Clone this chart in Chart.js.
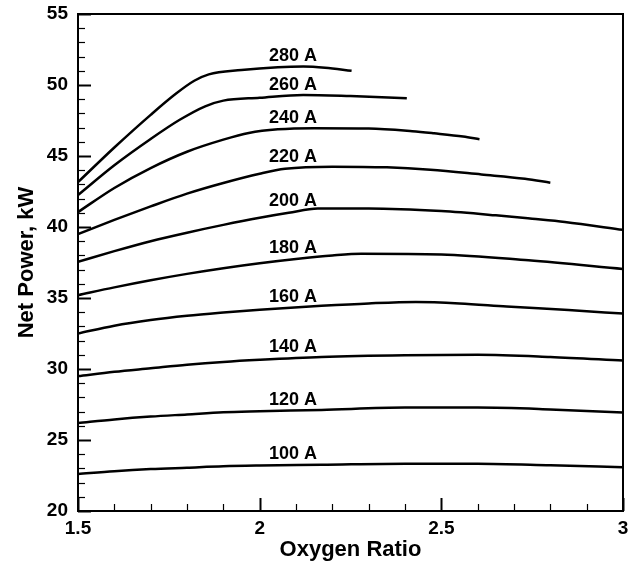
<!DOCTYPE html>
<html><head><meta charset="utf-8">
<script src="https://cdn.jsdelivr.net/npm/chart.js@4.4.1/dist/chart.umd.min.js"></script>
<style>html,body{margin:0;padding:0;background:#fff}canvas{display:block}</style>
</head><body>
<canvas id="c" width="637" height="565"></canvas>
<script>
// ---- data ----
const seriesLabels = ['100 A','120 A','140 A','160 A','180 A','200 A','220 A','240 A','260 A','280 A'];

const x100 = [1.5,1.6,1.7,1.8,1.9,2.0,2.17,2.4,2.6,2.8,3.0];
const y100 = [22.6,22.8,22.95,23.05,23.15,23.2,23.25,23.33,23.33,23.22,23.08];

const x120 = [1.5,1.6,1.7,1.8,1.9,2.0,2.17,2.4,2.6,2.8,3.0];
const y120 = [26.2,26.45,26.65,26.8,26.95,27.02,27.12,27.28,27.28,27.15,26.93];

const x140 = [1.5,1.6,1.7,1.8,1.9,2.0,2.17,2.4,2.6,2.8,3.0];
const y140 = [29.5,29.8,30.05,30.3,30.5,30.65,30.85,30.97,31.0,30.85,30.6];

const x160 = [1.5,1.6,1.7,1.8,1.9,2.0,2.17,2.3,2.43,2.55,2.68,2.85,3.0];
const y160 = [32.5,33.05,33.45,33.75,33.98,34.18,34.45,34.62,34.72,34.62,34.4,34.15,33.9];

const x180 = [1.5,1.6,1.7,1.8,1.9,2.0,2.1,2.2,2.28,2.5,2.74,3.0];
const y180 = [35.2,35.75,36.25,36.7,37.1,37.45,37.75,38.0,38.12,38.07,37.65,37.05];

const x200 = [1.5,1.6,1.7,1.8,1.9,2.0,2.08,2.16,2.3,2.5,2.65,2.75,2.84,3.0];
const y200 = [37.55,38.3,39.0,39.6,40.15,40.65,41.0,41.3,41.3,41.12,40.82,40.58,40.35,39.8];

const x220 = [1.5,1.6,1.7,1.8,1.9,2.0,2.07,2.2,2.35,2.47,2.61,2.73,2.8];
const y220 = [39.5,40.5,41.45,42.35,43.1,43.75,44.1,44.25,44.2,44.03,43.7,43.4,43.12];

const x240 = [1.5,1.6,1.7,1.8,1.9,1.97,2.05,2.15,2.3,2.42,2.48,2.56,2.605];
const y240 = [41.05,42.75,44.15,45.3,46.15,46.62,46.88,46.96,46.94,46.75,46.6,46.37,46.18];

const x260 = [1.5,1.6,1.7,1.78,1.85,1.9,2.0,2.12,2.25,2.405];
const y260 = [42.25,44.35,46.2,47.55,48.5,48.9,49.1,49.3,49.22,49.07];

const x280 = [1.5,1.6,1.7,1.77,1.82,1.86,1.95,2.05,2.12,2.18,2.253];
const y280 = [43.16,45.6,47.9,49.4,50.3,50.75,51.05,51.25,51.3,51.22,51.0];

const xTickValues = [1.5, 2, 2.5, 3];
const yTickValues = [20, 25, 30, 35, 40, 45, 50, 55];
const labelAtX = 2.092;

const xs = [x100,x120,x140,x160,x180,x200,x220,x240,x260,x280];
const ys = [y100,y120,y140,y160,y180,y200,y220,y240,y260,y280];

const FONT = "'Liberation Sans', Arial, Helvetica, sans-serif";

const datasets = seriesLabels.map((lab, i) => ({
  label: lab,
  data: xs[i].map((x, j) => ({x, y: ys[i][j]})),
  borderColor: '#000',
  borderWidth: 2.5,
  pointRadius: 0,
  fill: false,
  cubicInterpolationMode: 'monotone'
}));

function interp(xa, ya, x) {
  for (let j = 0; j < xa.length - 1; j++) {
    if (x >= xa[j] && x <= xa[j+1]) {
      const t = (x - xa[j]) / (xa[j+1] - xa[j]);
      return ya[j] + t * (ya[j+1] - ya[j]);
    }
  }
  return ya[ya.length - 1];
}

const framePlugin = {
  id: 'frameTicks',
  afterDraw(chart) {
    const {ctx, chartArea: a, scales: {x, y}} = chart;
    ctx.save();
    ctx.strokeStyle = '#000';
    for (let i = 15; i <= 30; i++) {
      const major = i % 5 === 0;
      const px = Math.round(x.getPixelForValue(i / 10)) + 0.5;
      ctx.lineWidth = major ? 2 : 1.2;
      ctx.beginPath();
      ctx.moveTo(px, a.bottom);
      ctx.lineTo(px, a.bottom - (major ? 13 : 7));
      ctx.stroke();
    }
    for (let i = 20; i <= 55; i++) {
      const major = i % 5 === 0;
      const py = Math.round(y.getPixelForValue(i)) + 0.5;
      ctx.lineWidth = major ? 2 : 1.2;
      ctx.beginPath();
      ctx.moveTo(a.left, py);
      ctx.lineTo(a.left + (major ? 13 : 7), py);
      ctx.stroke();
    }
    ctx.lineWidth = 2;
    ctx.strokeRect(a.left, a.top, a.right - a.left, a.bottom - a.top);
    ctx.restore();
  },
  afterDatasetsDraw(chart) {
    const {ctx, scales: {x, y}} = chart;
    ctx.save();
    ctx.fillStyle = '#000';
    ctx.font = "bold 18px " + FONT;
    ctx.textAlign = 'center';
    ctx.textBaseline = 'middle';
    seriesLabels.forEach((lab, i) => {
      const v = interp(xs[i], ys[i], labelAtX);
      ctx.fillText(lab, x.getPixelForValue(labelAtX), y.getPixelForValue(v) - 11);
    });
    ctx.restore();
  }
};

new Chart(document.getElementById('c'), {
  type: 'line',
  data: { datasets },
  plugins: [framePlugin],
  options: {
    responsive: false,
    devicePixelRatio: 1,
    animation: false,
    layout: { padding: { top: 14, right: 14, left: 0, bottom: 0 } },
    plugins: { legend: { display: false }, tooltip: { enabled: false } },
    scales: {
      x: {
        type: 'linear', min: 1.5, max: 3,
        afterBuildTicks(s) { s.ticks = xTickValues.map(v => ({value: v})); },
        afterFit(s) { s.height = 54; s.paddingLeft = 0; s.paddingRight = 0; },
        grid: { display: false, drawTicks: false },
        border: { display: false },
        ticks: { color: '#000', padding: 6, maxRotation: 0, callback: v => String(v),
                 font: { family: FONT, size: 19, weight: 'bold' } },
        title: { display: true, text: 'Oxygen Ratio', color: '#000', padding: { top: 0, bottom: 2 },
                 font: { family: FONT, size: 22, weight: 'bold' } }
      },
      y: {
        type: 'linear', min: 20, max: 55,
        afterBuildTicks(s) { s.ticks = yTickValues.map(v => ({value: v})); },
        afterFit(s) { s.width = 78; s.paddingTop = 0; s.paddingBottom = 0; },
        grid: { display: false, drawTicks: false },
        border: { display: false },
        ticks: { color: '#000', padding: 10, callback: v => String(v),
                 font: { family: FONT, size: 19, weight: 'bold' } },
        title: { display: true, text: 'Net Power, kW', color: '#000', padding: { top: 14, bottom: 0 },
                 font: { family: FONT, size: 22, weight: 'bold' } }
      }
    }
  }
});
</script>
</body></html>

▸ What to produce
Return the listing above in full and without alteration, excluding its pictures.

▸ Written response
Clone this chart in Chart.js.
<!DOCTYPE html>
<html><head><meta charset="utf-8">
<script src="https://cdn.jsdelivr.net/npm/chart.js@4.4.1/dist/chart.umd.min.js"></script>
<style>html,body{margin:0;padding:0;background:#fff}canvas{display:block}</style>
</head><body>
<canvas id="c" width="637" height="565"></canvas>
<script>
// ---- data ----
const seriesLabels = ['100 A','120 A','140 A','160 A','180 A','200 A','220 A','240 A','260 A','280 A'];

const x100 = [1.5,1.6,1.7,1.8,1.9,2.0,2.17,2.4,2.6,2.8,3.0];
const y100 = [22.6,22.8,22.95,23.05,23.15,23.2,23.25,23.33,23.33,23.22,23.08];

const x120 = [1.5,1.6,1.7,1.8,1.9,2.0,2.17,2.4,2.6,2.8,3.0];
const y120 = [26.2,26.45,26.65,26.8,26.95,27.02,27.12,27.28,27.28,27.15,26.93];

const x140 = [1.5,1.6,1.7,1.8,1.9,2.0,2.17,2.4,2.6,2.8,3.0];
const y140 = [29.5,29.8,30.05,30.3,30.5,30.65,30.85,30.97,31.0,30.85,30.6];

const x160 = [1.5,1.6,1.7,1.8,1.9,2.0,2.17,2.3,2.43,2.55,2.68,2.85,3.0];
const y160 = [32.5,33.05,33.45,33.75,33.98,34.18,34.45,34.62,34.72,34.62,34.4,34.15,33.9];

const x180 = [1.5,1.6,1.7,1.8,1.9,2.0,2.1,2.2,2.28,2.5,2.74,3.0];
const y180 = [35.2,35.75,36.25,36.7,37.1,37.45,37.75,38.0,38.12,38.07,37.65,37.05];

const x200 = [1.5,1.6,1.7,1.8,1.9,2.0,2.08,2.16,2.3,2.5,2.65,2.75,2.84,3.0];
const y200 = [37.55,38.3,39.0,39.6,40.15,40.65,41.0,41.3,41.3,41.12,40.82,40.58,40.35,39.8];

const x220 = [1.5,1.6,1.7,1.8,1.9,2.0,2.07,2.2,2.35,2.47,2.61,2.73,2.8];
const y220 = [39.5,40.5,41.45,42.35,43.1,43.75,44.1,44.25,44.2,44.03,43.7,43.4,43.12];

const x240 = [1.5,1.6,1.7,1.8,1.9,1.97,2.05,2.15,2.3,2.42,2.48,2.56,2.605];
const y240 = [41.05,42.75,44.15,45.3,46.15,46.62,46.88,46.96,46.94,46.75,46.6,46.37,46.18];

const x260 = [1.5,1.6,1.7,1.78,1.85,1.9,2.0,2.12,2.25,2.405];
const y260 = [42.25,44.35,46.2,47.55,48.5,48.9,49.1,49.3,49.22,49.07];

const x280 = [1.5,1.6,1.7,1.77,1.82,1.86,1.95,2.05,2.12,2.18,2.253];
const y280 = [43.16,45.6,47.9,49.4,50.3,50.75,51.05,51.25,51.3,51.22,51.0];

const xTickValues = [1.5, 2, 2.5, 3];
const yTickValues = [20, 25, 30, 35, 40, 45, 50, 55];
const labelAtX = 2.092;

const xs = [x100,x120,x140,x160,x180,x200,x220,x240,x260,x280];
const ys = [y100,y120,y140,y160,y180,y200,y220,y240,y260,y280];

const FONT = "'Liberation Sans', Arial, Helvetica, sans-serif";

const datasets = seriesLabels.map((lab, i) => ({
  label: lab,
  data: xs[i].map((x, j) => ({x, y: ys[i][j]})),
  borderColor: '#000',
  borderWidth: 2.5,
  pointRadius: 0,
  fill: false,
  cubicInterpolationMode: 'monotone'
}));

function interp(xa, ya, x) {
  for (let j = 0; j < xa.length - 1; j++) {
    if (x >= xa[j] && x <= xa[j+1]) {
      const t = (x - xa[j]) / (xa[j+1] - xa[j]);
      return ya[j] + t * (ya[j+1] - ya[j]);
    }
  }
  return ya[ya.length - 1];
}

const framePlugin = {
  id: 'frameTicks',
  afterDraw(chart) {
    const {ctx, chartArea: a, scales: {x, y}} = chart;
    ctx.save();
    ctx.strokeStyle = '#000';
    for (let i = 15; i <= 30; i++) {
      const major = i % 5 === 0;
      const px = Math.round(x.getPixelForValue(i / 10)) + 0.5;
      ctx.lineWidth = major ? 2 : 1.2;
      ctx.beginPath();
      ctx.moveTo(px, a.bottom);
      ctx.lineTo(px, a.bottom - (major ? 13 : 7));
      ctx.stroke();
    }
    for (let i = 20; i <= 55; i++) {
      const major = i % 5 === 0;
      const py = Math.round(y.getPixelForValue(i)) + 0.5;
      ctx.lineWidth = major ? 2 : 1.2;
      ctx.beginPath();
      ctx.moveTo(a.left, py);
      ctx.lineTo(a.left + (major ? 13 : 7), py);
      ctx.stroke();
    }
    ctx.lineWidth = 2;
    ctx.strokeRect(a.left, a.top, a.right - a.left, a.bottom - a.top);
    ctx.restore();
  },
  afterDatasetsDraw(chart) {
    const {ctx, scales: {x, y}} = chart;
    ctx.save();
    ctx.fillStyle = '#000';
    ctx.font = "bold 18px " + FONT;
    ctx.textAlign = 'center';
    ctx.textBaseline = 'middle';
    seriesLabels.forEach((lab, i) => {
      const v = interp(xs[i], ys[i], labelAtX);
      ctx.fillText(lab, x.getPixelForValue(labelAtX), y.getPixelForValue(v) - 11);
    });
    ctx.restore();
  }
};

new Chart(document.getElementById('c'), {
  type: 'line',
  data: { datasets },
  plugins: [framePlugin],
  options: {
    responsive: false,
    devicePixelRatio: 1,
    animation: false,
    layout: { padding: { top: 14, right: 14, left: 0, bottom: 0 } },
    plugins: { legend: { display: false }, tooltip: { enabled: false } },
    scales: {
      x: {
        type: 'linear', min: 1.5, max: 3,
        afterBuildTicks(s) { s.ticks = xTickValues.map(v => ({value: v})); },
        afterFit(s) { s.height = 54; s.paddingLeft = 0; s.paddingRight = 0; },
        grid: { display: false, drawTicks: false },
        border: { display: false },
        ticks: { color: '#000', padding: 6, maxRotation: 0, callback: v => String(v),
                 font: { family: FONT, size: 19, weight: 'bold' } },
        title: { display: true, text: 'Oxygen Ratio', color: '#000', padding: { top: 0, bottom: 2 },
                 font: { family: FONT, size: 22, weight: 'bold' } }
      },
      y: {
        type: 'linear', min: 20, max: 55,
        afterBuildTicks(s) { s.ticks = yTickValues.map(v => ({value: v})); },
        afterFit(s) { s.width = 78; s.paddingTop = 0; s.paddingBottom = 0; },
        grid: { display: false, drawTicks: false },
        border: { display: false },
        ticks: { color: '#000', padding: 10, callback: v => String(v),
                 font: { family: FONT, size: 19, weight: 'bold' } },
        title: { display: true, text: 'Net Power, kW', color: '#000', padding: { top: 14, bottom: 0 },
                 font: { family: FONT, size: 22, weight: 'bold' } }
      }
    }
  }
});
</script>
</body></html>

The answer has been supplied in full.